> _TASK PROMPT_
In the material below, identify each line bearing the word "chart". Reproduce those lines.

> _MATERIAL PROVIDED_
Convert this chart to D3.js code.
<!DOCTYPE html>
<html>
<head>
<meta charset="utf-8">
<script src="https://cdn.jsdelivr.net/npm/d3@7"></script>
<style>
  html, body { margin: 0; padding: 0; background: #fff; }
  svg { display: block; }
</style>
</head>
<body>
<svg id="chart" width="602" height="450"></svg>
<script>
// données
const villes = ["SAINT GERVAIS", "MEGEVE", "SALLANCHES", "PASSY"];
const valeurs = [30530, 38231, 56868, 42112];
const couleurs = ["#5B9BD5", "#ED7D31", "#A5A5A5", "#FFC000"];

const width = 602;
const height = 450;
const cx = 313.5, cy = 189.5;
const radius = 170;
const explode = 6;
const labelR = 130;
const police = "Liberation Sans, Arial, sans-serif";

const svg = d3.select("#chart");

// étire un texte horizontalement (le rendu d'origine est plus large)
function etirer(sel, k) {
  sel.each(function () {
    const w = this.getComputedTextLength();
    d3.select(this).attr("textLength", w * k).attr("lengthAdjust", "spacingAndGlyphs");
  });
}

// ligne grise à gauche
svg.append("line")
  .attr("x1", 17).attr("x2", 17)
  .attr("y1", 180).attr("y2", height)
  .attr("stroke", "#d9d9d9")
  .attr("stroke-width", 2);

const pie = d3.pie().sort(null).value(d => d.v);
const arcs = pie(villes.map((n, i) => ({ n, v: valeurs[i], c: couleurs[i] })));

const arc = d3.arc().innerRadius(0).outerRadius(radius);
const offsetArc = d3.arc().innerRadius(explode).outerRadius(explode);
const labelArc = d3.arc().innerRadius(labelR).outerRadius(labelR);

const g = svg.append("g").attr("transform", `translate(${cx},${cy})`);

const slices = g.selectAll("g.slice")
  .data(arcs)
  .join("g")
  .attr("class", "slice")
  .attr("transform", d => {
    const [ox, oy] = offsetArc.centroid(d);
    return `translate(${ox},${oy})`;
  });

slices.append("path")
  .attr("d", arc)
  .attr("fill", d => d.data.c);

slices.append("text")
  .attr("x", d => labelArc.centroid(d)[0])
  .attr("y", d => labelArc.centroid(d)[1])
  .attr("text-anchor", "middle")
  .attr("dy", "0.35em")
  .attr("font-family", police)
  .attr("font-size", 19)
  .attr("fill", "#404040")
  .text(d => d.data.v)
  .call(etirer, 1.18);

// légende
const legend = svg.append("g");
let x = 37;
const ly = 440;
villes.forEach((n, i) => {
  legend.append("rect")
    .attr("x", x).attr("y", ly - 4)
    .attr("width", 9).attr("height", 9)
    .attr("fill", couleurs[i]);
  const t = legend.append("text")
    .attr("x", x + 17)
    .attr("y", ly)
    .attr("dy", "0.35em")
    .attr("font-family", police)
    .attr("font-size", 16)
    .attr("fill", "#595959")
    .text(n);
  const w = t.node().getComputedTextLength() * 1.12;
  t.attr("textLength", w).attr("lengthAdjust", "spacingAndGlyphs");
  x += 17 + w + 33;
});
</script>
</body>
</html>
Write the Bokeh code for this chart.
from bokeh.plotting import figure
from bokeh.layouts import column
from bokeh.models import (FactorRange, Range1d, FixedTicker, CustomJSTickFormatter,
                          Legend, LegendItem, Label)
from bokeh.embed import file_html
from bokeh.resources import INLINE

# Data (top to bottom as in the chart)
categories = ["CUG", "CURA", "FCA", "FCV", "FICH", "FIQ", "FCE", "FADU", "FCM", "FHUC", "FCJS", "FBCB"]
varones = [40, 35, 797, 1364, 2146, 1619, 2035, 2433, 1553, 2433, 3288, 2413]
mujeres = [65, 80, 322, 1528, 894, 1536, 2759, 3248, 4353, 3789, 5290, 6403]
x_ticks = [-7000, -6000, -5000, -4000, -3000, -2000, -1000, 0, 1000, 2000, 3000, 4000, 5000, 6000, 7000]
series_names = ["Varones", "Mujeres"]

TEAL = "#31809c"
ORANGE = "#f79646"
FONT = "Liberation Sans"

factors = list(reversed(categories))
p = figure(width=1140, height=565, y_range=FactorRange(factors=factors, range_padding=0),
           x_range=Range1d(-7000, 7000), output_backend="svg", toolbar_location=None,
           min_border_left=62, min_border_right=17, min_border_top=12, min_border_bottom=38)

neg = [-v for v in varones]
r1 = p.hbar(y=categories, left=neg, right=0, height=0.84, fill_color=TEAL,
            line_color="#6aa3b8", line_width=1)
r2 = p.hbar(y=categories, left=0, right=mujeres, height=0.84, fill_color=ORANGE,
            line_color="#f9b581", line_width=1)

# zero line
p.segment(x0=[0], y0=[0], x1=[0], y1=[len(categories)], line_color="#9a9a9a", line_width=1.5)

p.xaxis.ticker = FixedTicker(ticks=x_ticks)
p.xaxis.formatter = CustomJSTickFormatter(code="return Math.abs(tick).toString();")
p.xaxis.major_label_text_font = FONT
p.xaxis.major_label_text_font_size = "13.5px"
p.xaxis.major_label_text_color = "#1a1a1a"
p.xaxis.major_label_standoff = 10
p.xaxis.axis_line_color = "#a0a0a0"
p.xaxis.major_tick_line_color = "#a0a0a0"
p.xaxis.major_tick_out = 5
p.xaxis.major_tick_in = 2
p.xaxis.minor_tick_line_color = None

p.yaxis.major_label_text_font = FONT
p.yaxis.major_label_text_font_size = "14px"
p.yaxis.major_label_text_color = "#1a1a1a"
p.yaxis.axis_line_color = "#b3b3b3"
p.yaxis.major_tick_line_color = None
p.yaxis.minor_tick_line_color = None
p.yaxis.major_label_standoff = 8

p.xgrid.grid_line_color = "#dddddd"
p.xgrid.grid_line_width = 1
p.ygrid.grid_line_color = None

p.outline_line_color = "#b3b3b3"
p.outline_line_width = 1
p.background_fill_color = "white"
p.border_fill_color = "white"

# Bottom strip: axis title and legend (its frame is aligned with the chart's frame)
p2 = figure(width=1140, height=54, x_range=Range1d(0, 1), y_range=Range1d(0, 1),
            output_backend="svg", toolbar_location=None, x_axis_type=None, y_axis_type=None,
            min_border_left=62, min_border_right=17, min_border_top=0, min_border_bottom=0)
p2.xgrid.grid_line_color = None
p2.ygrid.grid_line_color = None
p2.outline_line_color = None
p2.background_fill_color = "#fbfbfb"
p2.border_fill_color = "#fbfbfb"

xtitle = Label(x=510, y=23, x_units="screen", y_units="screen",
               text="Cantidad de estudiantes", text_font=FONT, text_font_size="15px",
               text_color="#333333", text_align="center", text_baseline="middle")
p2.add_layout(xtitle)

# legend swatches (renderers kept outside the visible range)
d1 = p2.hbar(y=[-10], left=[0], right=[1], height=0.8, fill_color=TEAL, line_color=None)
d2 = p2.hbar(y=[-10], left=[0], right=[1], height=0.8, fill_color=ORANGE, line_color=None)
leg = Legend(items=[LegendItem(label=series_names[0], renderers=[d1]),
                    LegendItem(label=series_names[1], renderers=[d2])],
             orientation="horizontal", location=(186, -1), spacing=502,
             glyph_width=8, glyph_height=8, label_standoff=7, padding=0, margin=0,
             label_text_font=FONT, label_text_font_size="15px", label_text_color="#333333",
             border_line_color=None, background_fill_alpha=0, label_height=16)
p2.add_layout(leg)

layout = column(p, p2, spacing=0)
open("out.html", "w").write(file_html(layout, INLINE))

---

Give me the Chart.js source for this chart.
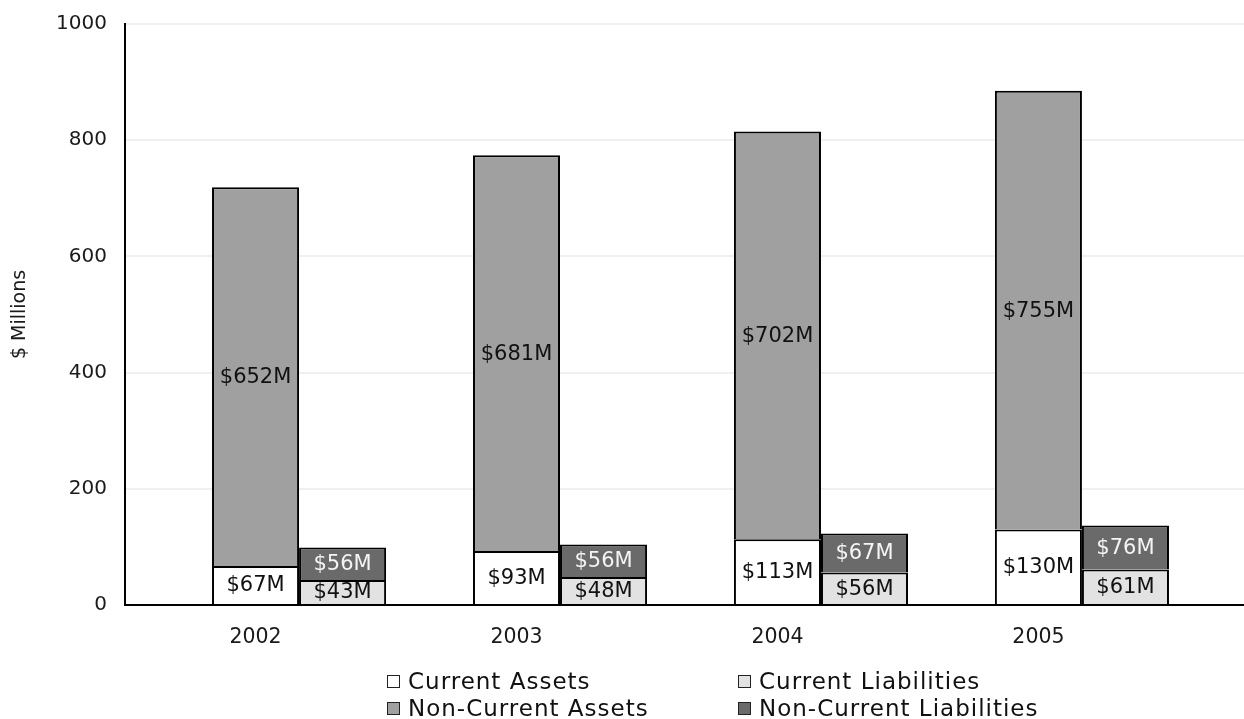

==

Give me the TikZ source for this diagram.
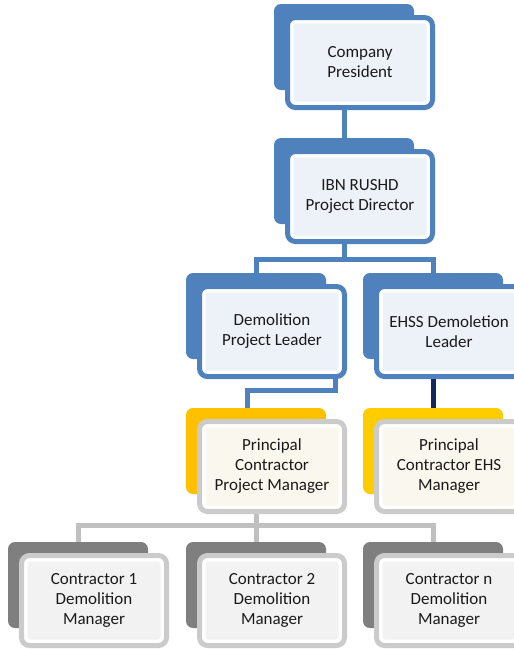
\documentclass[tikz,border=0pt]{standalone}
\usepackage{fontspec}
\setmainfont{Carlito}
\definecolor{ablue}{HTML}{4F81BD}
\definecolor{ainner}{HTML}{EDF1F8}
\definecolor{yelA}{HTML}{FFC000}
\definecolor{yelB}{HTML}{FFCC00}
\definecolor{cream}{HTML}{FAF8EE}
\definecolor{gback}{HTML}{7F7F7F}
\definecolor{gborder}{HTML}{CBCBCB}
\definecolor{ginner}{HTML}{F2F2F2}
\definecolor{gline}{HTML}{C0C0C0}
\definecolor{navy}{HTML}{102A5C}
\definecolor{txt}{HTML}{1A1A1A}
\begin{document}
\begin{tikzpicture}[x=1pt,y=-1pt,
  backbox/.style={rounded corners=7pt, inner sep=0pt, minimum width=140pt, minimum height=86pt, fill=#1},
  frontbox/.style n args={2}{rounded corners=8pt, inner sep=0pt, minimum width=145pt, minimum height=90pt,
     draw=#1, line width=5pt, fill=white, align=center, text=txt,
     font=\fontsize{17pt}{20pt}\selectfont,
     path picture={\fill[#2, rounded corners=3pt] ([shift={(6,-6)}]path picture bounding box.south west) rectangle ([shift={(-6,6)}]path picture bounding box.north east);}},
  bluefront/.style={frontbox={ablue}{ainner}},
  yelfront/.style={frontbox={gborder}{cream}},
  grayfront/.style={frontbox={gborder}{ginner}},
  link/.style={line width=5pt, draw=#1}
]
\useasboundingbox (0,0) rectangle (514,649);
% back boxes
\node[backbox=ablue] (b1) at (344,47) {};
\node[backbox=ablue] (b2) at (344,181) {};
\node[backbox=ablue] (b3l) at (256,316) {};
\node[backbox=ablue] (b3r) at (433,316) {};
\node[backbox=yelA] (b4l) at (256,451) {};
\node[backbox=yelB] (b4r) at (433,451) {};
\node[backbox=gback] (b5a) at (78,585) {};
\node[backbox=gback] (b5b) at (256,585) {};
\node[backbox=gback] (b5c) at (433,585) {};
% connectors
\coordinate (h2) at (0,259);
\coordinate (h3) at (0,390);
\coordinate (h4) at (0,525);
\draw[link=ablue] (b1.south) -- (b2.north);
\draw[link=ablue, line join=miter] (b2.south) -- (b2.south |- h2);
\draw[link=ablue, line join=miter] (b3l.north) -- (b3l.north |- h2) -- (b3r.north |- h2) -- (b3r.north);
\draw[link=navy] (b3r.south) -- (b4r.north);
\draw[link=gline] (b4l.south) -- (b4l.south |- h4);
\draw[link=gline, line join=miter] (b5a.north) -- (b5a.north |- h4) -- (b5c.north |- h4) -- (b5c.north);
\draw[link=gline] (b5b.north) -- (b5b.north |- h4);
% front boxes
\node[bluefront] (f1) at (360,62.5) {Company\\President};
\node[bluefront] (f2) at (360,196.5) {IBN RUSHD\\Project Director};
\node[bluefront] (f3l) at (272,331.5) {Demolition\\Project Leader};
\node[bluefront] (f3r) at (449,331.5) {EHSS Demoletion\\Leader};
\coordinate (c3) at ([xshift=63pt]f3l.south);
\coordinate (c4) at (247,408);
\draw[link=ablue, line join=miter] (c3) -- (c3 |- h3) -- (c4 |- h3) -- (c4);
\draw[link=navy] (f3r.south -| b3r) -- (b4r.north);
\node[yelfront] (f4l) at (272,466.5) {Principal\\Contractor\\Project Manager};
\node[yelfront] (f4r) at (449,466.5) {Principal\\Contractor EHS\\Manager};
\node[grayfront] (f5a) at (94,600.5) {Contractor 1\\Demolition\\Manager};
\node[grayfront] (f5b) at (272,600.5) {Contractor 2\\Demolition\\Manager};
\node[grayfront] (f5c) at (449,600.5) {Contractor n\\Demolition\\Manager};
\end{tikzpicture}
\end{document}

> _THE ANSWER_
Convert this chart to D3.js code.
<svg id="chart" width="602" height="450"></svg>
const svg = d3.select("#chart");
Write the Bokeh code for this chart.
# Data (top to bottom as in the chart)
# Bottom strip: axis title and legend (its frame is aligned with the chart's frame)
Give me the Chart.js source for this chart.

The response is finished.